Inheritance is 1/3 at 25; 1/3 at 30 and 1/3 at 35. those are not subject to HEMS. there is a clause allowing the trustee to withhold if child is at significant risk of mismanaging assets due to drugs or signgifiant mental health, and directs that money should be spent on their behalf for their care.
Anonymous wrote:Anonymous wrote:Anonymous wrote:Anonymous wrote:Anonymous wrote:Anonymous wrote:Anonymous wrote:Anonymous wrote:Anonymous wrote:Trustee (a professional, not family) can disburse what they see fit at any point; kid is entitled to half of what is there at 30 and the other half at 40.
Those professional trustees take a large payoff for their work.
It's 1% of AUM. Since I have never used a professional to manage investments, I saved plenty on the front end.
https://fhtrust.com
What’s 1% on an $8,000,000 trust for 15 years?
Parents die when kid is 30.
Over a 15 year period (if kid gets remainder at 45), that 1%
Kid gets half at 30 and half at 40. Our use case for this plan is that we die when the kid is not 30, but 18. Someone else needs to manage the money at that age, and we have no family we would want to do it.

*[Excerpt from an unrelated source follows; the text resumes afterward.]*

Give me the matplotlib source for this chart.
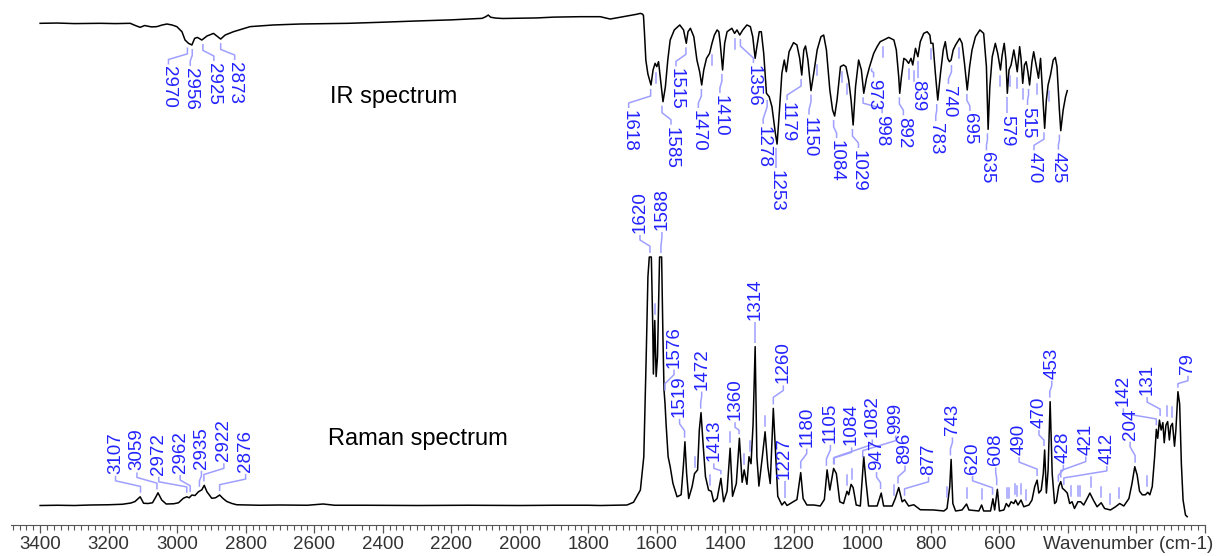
import numpy as np
import matplotlib
matplotlib.use("Agg")
import matplotlib.pyplot as plt
from matplotlib.ticker import MultipleLocator

plt.rcParams['font.family'] = ['Liberation Sans', 'DejaVu Sans']

# ---- IR spectrum (wavenumber, transmittance-like units 0..100) ----
ir_wn = [3400, 3350, 3300, 3225, 3180, 3137, 3120, 3108, 3095, 3089, 3075, 3059, 3045, 3030,
         3015, 3001, 2986, 2977, 2967, 2957, 2949, 2941, 2928, 2913, 2894, 2879, 2873, 2860,
         2836, 2787, 2719, 2641, 2500, 2400, 2300, 2200, 2150, 2110, 2100, 2092, 2085, 2070,
         2050, 1950, 1900, 1823, 1765, 1736, 1700, 1660, 1648, 1642, 1639, 1636, 1632, 1626,
         1617, 1611, 1605, 1600, 1595, 1588, 1582, 1575, 1568, 1561, 1549, 1533, 1522, 1514,
         1509, 1502, 1492, 1483, 1475, 1469, 1463, 1455, 1446, 1439, 1432, 1424, 1419, 1415,
         1408, 1402, 1395, 1381, 1373, 1366, 1358, 1349, 1337, 1327, 1320, 1313, 1308, 1301,
         1295, 1288, 1280, 1272, 1264, 1254, 1249, 1242, 1235, 1228, 1222, 1214, 1201, 1191,
         1183, 1177, 1171, 1166, 1159, 1150, 1142, 1132, 1121, 1113, 1105, 1095, 1087, 1081,
         1074, 1064, 1055, 1048, 1040, 1033, 1027, 1020, 1011, 1003, 996, 988, 979, 967,
         957, 948, 938, 923, 908, 901, 894, 891, 886, 879, 872, 865, 858, 853,
         845, 838, 831, 821, 811, 803, 800, 794, 787, 780, 772, 764, 758, 751,
         746, 741, 735, 728, 722, 716, 709, 702, 694, 687, 680, 670, 657, 646,
         638, 633, 628, 621, 612, 605, 597, 592, 586, 581, 577, 572, 566, 558,
         553, 548, 541, 537, 532, 527, 522, 517, 512, 505, 500, 492, 486, 480,
         474, 468, 463, 458, 451, 443, 437, 432, 425, 421, 414, 407, 402]
ir_t = [91.8, 92.0, 91.6, 91.8, 91.6, 91.8, 90.0, 88.9, 90.2, 89.9, 89.2, 89.4, 90.5, 91.3,
        90.6, 89.4, 85.7, 79.7, 77.3, 76.1, 80.9, 81.6, 79.7, 82.6, 84.5, 81.6, 80.4, 83.3,
        85.7, 89.4, 90.6, 91.3, 91.8, 92.6, 93.5, 94.3, 94.9, 95.4, 96.5, 97.8, 96.2, 95.6,
        95.3, 95.7, 96.3, 96.6, 96.6, 94.9, 96.5, 98.3, 99.0, 98.5, 97.5, 84.5, 65.0, 55.0,
        47.1, 58.0, 62.8, 60.4, 64.0, 48.3, 35.0, 45.9, 65.2, 79.7, 87.0, 90.6, 87.0, 77.3,
        85.7, 88.2, 82.1, 65.2, 56.7, 47.1, 58.0, 66.4, 70.0, 77.3, 83.3, 87.0, 85.7, 77.3,
        58.0, 77.3, 85.7, 88.2, 84.5, 87.0, 83.3, 87.0, 90.6, 89.4, 82.1, 66.4, 74.9, 85.7,
        85.7, 70.0, 41.1, 38.6, 31.4, 12.1, 4.3, 29.0, 55.6, 65.2, 56.7, 71.2, 77.8, 76.1,
        66.4, 54.3, 72.5, 75.4, 65.2, 43.0, 55.6, 72.5, 82.1, 83.3, 72.5, 43.5, 29.0, 24.6,
        36.2, 60.4, 61.6, 60.4, 50.7, 36.2, 18.1, 45.9, 65.2, 58.0, 41.1, 52.0, 60.4, 70.0,
        74.9, 78.5, 79.7, 81.6, 79.7, 72.5, 53.1, 41.1, 53.1, 66.4, 65.2, 62.8, 66.4, 61.6,
        73.7, 67.6, 78.5, 84.5, 85.7, 83.3, 77.3, 77.3, 55.6, 36.2, 55.6, 72.5, 78.5, 66.4,
        64.0, 65.2, 72.5, 76.1, 78.5, 80.9, 77.3, 62.8, 43.5, 60.4, 72.5, 82.1, 87.0, 84.5,
        60.4, 15.0, 45.9, 67.6, 77.3, 70.0, 58.0, 68.8, 77.3, 65.2, 41.1, 58.0, 61.6, 72.5,
        65.2, 56.7, 74.9, 66.4, 48.3, 61.6, 64.0, 56.7, 47.1, 64.0, 71.2, 60.4, 52.0, 66.4,
        41.1, 15.7, 36.2, 47.1, 54.3, 65.2, 67.1, 60.4, 29.0, 14.0, 29.0, 38.6, 43.0]

# ---- Raman spectrum (wavenumber, relative intensity 0..100) ----
raman_wn = [3400, 3350, 3300, 3254, 3200, 3160, 3135, 3123, 3108, 3098, 3085, 3072,
            3062, 3056, 3045, 3032, 3010, 2996, 2982, 2972, 2965, 2957, 2948, 2938, 2928, 2921,
            2913, 2899, 2888, 2876, 2866, 2855, 2840, 2826, 2760, 2700, 2620, 2574, 2540, 2450,
            2300, 2150, 2000, 1900, 1800, 1765, 1687, 1668, 1648, 1638, 1631, 1626, 1622, 1616,
            1612, 1610, 1606, 1602, 1598, 1592, 1586, 1582, 1579, 1576, 1573, 1567, 1561, 1553,
            1541, 1529, 1522, 1518, 1513, 1507, 1497, 1490, 1481, 1476, 1471, 1465, 1458, 1449,
            1441, 1434, 1424, 1413, 1405, 1395, 1386, 1379, 1368, 1359, 1351, 1345, 1337, 1331,
            1325, 1319, 1313, 1308, 1302, 1292, 1284, 1276, 1269, 1260, 1253, 1247, 1235, 1227,
            1220, 1191, 1180, 1173, 1162, 1142, 1123, 1111, 1103, 1095, 1084, 1076, 1066, 1055,
            1045, 1040, 1033, 1027, 1018, 1006, 996, 990, 982, 957, 945, 938, 913, 904,
            894, 884, 877, 865, 850, 831, 792, 762, 753, 745, 741, 736, 728, 709,
            696, 689, 660, 652, 646, 626, 619, 614, 606, 600, 587, 580, 573, 566,
            558, 553, 546, 537, 529, 514, 505, 497, 490, 485, 478, 472, 468, 463,
            458, 452, 446, 439, 434, 427, 421, 416, 410, 402, 395, 388, 381, 371,
            363, 354, 344, 336, 326, 315, 303, 293, 276, 261, 249, 237, 222, 213,
            205, 198, 191, 183, 174, 167, 161, 154, 147, 142, 138, 133, 128, 123,
            119, 114, 109, 104, 100, 95, 89, 85, 79, 74, 69, 64, 57, 52]
raman_i = [0.2, 0.3, 0.2, 0.4, 0.5, 0.7, 1.2, 1.8, 3.7, 1.1, 1.0, 1.3,
           3.7, 5.3, 2.4, 0.8, 0.9, 1.3, 3.1, 3.7, 3.3, 4.4, 4.2, 5.7, 6.5, 8.3,
           5.7, 3.1, 3.3, 4.4, 3.0, 1.8, 1.0, 0.5, 0.3, 0.4, 0.3, 0.8, 0.3, 0.3,
           0.2, 0.3, 0.2, 0.3, 0.3, 0.2, 0.4, 1.5, 6.4, 19.8, 60.0, 92.0, 100.0, 100.0,
           73.0, 53.0, 74.5, 52.0, 60.0, 100.0, 100.0, 66.7, 46.6, 41.0, 33.0, 19.8, 15.8, 9.1,
           3.7, 4.5, 17.0, 25.8, 13.0, 3.0, 7.8, 13.0, 14.5, 30.5, 37.5, 25.0, 11.8, 6.4,
           5.9, 1.7, 3.0, 11.1, 1.7, 5.9, 23.2, 3.9, 9.0, 27.2, 9.5, 14.5, 8.7, 19.8,
           17.0, 33.0, 64.0, 19.8, 8.0, 19.8, 29.8, 15.8, 9.0, 39.2, 19.8, 3.9, 0.4, 1.7,
           0.2, 2.6, 13.4, 3.0, 0.4, 0.4, 0.0, 2.6, 14.5, 6.4, 15.1, 13.0, 1.7, 1.0,
           5.9, 4.5, 8.7, 7.4, 0.4, 0.0, 19.8, 10.4, 0.0, 0.0, 5.2, 0.0, 0.0, 3.0,
           7.4, 1.7, 2.5, 0.0, 0.5, -1.5, -1.6, -2.0, -1.0, 7.8, 18.7, 1.0, -2.0, -1.6,
           0.8, -1.6, -2.0, 0.4, -2.0, -2.0, 2.9, -1.6, 6.7, -2.0, -1.6, 1.0, -0.3, 1.7,
           1.0, 2.4, 0.4, 2.4, -0.3, 0.4, 2.4, 7.8, 10.4, 5.2, 6.4, 13.0, 22.5, 5.2,
           14.3, 41.9, 13.0, 1.0, 1.7, 7.8, 9.8, 7.1, 6.4, 5.2, 1.0, 1.7, -1.0, 1.7,
           1.7, 0.4, 3.0, 5.2, 2.4, -0.3, 1.3, -1.0, -1.6, -0.3, 1.0, 0.0, 3.0, 9.1,
           15.8, 12.4, 5.9, 4.5, 4.5, 5.5, 4.5, 7.8, 19.8, 30.8, 27.2, 34.5, 30.5, 33.5,
           25.4, 32.5, 33.9, 26.5, 32.0, 33.2, 24.0, 30.5, 45.9, 41.0, 17.0, 2.4, -3.6, -4.3]

# ---- peak picks ----
ir_labels = [2970, 2956, 2925, 2873, 1618, 1585, 1515, 1470, 1410, 1356, 1278, 1253, 1179, 1150,
             1084, 1029, 998, 973, 892, 839, 783, 740, 695, 635, 579, 515, 470, 425]
ir_marks = [1601, 1439, 1373, 1132, 1059, 1045, 940, 865, 850, 801, 719, 597, 568, 550, 531, 490, 454]
raman_labels = [3107, 3059, 2972, 2962, 2935, 2922, 2876, 1620, 1588, 1576, 1519, 1472, 1413, 1360,
                1314, 1260, 1227, 1180, 1105, 1084, 1082, 999, 947, 896, 877, 743, 620, 608,
                490, 470, 453, 428, 421, 412, 204, 142, 131, 79]
raman_marks = [1604, 1490, 1444, 1386, 1345, 1329, 1284, 1045, 1030, 909, 753, 696, 651, 578,
               571, 555, 548, 537, 521, 390, 370, 364, 334, 303, 278, 250, 169, 110, 96]

# label layout: horizontal shift (px) and distance from curve (px)
ir_dx = [-19, -2, 11, 14, -22, 9, -10, -3, -2, 13, -4, 0, -14, -2,
         3, 6, 19, 2, 4, 0, -1, -3, 3, -1, 0, -1, -10, -1]
ir_gap = [23, 23, 23, 23, 25, 25, 25, 25, 25, 30, 30, 26, 27, 26,
          24, 25, 22, 15, 24, 23, 23, 25, 23, 23, 22, 22, 24, 21]
raman_dx = [-25, -20, -28, -10, 2, 20, 26, -10, 1, 9, -5, 1, -7, -4,
            0, 10, 0, 6, 4, 18, 38, 33, -4, 7, 24, 2, -20, -1,
            -18, -5, 2, 5, 25, 43, -5, -33, -13, 10]
raman_gap = [23, 23, 22, 23, 22, 24, 23, 24, 27, 27, 25, 23, 17, 18,
             27, 25, 23, 26, 27, 23, 31, 28, 23, 24, 25, 24, 25, 24,
             25, 22, 23, 23, 27, 25, 27, 23, 25, 18]

# ---- figure ----
W, H = 1216, 556
fig = plt.figure(figsize=(W / 100, H / 100), dpi=100)
ax = fig.add_axes([11 / W, 31 / H, 1194 / W, 525 / H])
ax.set_xlim(3485, 0)
ax.set_ylim(0, 525)          # 1 unit = 1 pixel vertically
ppu = 1194 / 3485            # pixels per wavenumber

ir_y = 375 + 1.38 * np.array(ir_t)
ra_y = 19 + 2.49 * np.array(raman_i)
ax.plot(ir_wn, ir_y, color='black', lw=1.1)
ax.plot(raman_wn, ra_y, color='black', lw=1.1)

lead_c = '#9f9fff'
lab_c = '#2222ff'


def curve_at(wn_list, y, w, sign):
    # extreme of the curve near the pick (max for Raman, min for IR)
    order = np.argsort(wn_list)
    xs = np.array(wn_list)[order]
    ys = y[order]
    half = 2 if sign > 0 else 4
    win = np.arange(w - half, w + half + 0.5, 0.5)
    vals = np.interp(win, xs, ys)
    return vals.max() if sign > 0 else vals.min()


def pick(w, y0, dx, gap, sign, text):
    xl = w - dx / ppu
    b = min(11, gap * 0.45)
    ax.plot([w, w, xl, xl],
            [y0 + sign * 4, y0 + sign * b, y0 + sign * (gap - 7), y0 + sign * (gap - 2)],
            color=lead_c, lw=1.1, solid_capstyle='butt')
    ax.text(xl, y0 + sign * gap, text, rotation=90 if sign > 0 else 270,
            ha='center', va='bottom' if sign > 0 else 'top', color=lab_c, fontsize=13.5)


for w, dx, g in zip(ir_labels, ir_dx, ir_gap):
    pick(w, curve_at(ir_wn, ir_y, w, -1), dx, g, -1, str(w))
for w in ir_marks:
    y0 = curve_at(ir_wn, ir_y, w, -1)
    ax.plot([w, w], [y0 - 6, y0 - 16], color=lead_c, lw=1.1)

for w, dx, g in zip(raman_labels, raman_dx, raman_gap):
    pick(w, curve_at(raman_wn, ra_y, w, 1), dx, g, 1, str(w))
for w in raman_marks:
    y0 = curve_at(raman_wn, ra_y, w, 1)
    ax.plot([w, w], [y0 + 6, y0 + 16], color=lead_c, lw=1.1)

ax.text(2553, 428, 'IR spectrum', fontsize=17, va='center', ha='left')
ax.text(2559, 86, 'Raman spectrum', fontsize=17, va='center', ha='left')

# ---- axis styling ----
for s in ['top', 'left', 'right']:
    ax.spines[s].set_visible(False)
ax.spines['bottom'].set_color('#555555')
ax.set_yticks([])
major = np.arange(0, 3401, 200)
ax.set_xticks(major)
ax.set_xticklabels([str(v) if v >= 600 else '' for v in major])
ax.xaxis.set_minor_locator(MultipleLocator(20))
ax.tick_params(axis='x', which='major', direction='out', length=5.8, width=0.9,
               color='#555555', labelsize=13.5, labelcolor='#333333', pad=2)
ax.tick_params(axis='x', which='minor', direction='out', length=3.6, width=0.8, color='#555555')
fig.text(1213 / W, 3 / H, 'Wavenumber (cm-1)', ha='right', va='bottom',
         fontsize=13.5, color='#333333')

fig.savefig('out.png', dpi=100)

1% of AUM for that interval seems like a small price to pay for not putting the entire sum in the hands of an 18 year old.
Trusts can be changed. If the kid is past 18 and responsible (say 30, as in your example), we could change the terms. This is the plan for now, when kid is 12.
I sure do appreciate your concern for us, though, and hope you're directing the same scrutiny to the people involved in managing your money, if there are any.
Testy! It would have been okay to say: yeah, it IS a lot of money being thrown away even in years the money manager makes no distributions and over 10 years, it’s like throwing away 10% of our kid’s inheritance. We don’t have another option that will work, though.
It also would have been okay for you to have asked questions about any of that before weighing in with unasked-for advice.
But you didn’t do that, so I felt no obligation to moderate my response to you.
The info was for everyone, not you alone. It’s the weekend- try and relax a little.
Your commitment to the unasked-for advice bit is notable!